Dinner at the main restaurant, Tall Trees, is pleasant without being memorable — grilled barramundi, a decent rendang, wine prices that remind you Bali taxes alcohol like it's contraband. The real meal is breakfast, which sprawls across a buffet of Balinese and Western dishes with a made-to-order egg station and a jamu bar where a woman in a kebaya blends fresh turmeric tonics with the focus of a chemist. I'll be honest: I went back for the black rice pudding three mornings in a row, and I'm not embarrassed about it.

The Honest Part

There are things to know.
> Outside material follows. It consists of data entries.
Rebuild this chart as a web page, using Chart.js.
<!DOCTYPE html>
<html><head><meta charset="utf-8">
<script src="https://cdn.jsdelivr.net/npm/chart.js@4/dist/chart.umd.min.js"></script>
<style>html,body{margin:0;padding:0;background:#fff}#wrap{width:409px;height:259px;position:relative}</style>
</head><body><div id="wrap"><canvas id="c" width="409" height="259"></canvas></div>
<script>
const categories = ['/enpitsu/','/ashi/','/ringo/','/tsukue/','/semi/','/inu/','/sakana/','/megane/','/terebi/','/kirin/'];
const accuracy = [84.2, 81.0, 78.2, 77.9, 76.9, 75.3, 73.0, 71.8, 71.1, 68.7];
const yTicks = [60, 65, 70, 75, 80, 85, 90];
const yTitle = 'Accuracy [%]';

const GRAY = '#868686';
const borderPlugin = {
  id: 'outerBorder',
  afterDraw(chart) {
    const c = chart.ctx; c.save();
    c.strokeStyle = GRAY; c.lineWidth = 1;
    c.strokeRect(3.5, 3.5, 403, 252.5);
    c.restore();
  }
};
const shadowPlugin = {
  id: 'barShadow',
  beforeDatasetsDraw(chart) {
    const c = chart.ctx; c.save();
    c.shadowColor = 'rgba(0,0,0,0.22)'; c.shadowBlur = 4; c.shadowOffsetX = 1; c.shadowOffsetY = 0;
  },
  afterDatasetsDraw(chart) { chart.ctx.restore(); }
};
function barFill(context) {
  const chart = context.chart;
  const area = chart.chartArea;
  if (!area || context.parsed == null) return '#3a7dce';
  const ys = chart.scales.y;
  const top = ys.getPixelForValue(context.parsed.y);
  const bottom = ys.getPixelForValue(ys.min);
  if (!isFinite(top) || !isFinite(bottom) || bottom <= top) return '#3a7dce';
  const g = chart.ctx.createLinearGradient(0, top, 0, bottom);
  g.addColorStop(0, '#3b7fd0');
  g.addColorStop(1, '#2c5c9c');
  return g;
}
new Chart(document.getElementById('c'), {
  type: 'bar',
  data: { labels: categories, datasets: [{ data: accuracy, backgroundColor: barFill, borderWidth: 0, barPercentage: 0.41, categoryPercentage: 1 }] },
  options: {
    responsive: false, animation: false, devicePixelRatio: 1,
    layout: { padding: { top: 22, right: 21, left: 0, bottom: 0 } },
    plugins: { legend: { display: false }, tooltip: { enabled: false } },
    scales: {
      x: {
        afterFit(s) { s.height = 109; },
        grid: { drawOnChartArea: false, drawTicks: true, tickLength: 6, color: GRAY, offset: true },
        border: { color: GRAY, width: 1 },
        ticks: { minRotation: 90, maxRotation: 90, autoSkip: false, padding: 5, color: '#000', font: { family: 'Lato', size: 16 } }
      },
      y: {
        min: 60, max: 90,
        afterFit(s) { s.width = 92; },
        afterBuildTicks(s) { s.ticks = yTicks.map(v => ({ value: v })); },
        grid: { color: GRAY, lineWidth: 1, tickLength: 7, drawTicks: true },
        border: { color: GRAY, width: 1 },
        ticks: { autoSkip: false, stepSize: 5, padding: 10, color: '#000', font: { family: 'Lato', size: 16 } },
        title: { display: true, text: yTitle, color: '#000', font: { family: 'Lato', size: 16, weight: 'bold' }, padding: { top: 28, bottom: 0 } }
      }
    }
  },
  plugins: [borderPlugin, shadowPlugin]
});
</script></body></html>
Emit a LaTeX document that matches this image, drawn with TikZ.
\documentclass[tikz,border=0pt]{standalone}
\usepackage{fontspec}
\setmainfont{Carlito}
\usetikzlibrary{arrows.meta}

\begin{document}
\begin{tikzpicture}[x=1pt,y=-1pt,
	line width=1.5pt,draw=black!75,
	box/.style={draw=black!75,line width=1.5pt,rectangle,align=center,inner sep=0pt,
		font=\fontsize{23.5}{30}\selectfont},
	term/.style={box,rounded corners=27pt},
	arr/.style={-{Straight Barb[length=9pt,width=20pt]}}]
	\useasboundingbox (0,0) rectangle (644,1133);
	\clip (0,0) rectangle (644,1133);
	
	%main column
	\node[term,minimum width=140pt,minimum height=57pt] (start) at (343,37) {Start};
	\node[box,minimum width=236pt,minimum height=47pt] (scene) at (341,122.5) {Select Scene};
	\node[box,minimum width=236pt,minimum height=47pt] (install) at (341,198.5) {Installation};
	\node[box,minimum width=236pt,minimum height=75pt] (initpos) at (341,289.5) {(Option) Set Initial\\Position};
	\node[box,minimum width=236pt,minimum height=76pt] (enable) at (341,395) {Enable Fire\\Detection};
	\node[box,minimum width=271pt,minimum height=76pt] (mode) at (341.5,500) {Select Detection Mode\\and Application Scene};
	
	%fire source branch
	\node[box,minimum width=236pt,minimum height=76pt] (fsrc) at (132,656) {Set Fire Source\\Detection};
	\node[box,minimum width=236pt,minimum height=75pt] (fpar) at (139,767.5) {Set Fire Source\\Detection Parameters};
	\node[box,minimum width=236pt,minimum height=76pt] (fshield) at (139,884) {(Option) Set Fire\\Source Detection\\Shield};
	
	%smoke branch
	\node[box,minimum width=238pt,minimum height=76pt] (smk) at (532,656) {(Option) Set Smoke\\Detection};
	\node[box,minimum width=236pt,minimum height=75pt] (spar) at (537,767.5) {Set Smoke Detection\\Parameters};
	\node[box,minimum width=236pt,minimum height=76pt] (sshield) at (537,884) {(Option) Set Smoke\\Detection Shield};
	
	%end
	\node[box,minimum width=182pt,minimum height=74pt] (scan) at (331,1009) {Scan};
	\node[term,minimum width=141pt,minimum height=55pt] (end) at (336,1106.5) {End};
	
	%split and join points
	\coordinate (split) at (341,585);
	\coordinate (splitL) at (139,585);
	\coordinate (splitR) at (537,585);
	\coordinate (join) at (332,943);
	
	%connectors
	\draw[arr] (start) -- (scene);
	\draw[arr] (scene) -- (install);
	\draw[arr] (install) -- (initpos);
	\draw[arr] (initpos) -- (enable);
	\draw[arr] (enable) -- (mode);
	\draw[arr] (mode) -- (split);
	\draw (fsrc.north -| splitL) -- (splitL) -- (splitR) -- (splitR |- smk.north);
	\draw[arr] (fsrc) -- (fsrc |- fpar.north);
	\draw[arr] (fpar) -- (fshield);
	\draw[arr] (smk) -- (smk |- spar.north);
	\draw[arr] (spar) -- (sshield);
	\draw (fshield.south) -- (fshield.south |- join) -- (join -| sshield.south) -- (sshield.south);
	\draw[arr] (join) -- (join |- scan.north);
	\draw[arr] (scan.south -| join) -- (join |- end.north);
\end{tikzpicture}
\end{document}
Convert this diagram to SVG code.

The resort is large — over 100 rooms spread across the hillside — and while the landscaping absorbs the scale beautifully, the walk from certain room categories to the pool or restaurant involves enough stairs to qualify as a workout. A buggy service exists, but wait times vary, and during peak hours you might find yourself standing on a path in the heat wondering if you should have just taken the steps. The Wi-Fi in the rooms is adequate, not fast. And the distance from central Ubud means you're relying on the hotel's shuttle or a Grab car for anything beyond the property walls. For some travelers, this isolation is the luxury. For others, it will feel like a limitation by day three.

What Stays

What I carry from the Westin Ubud isn't a single grand moment. It's the sound of the valley at dusk — that half-hour when the daytime insects hand off to the nighttime ones and the air cools just enough to make you pull the robe tighter. You stand on the balcony and the jungle below is turning from green to black, and somewhere a temple bell rings once, and you realize you haven't looked at your phone in six hours.

This is a hotel for people who want Ubud's spiritual quiet without its commercial noise — couples, solo travelers seeking reset, anyone who measures a vacation in stillness rather than stamps on a passport. It is not for the restless, the nightlife-seeking, or anyone who needs to be in the center of things. The valley doesn't come to you. You go to the valley, and you stay.

Rooms start at approximately 144 USD per night, which for this depth of green, this quality of silence, feels like a reasonable price to pay for the privilege of disappearing.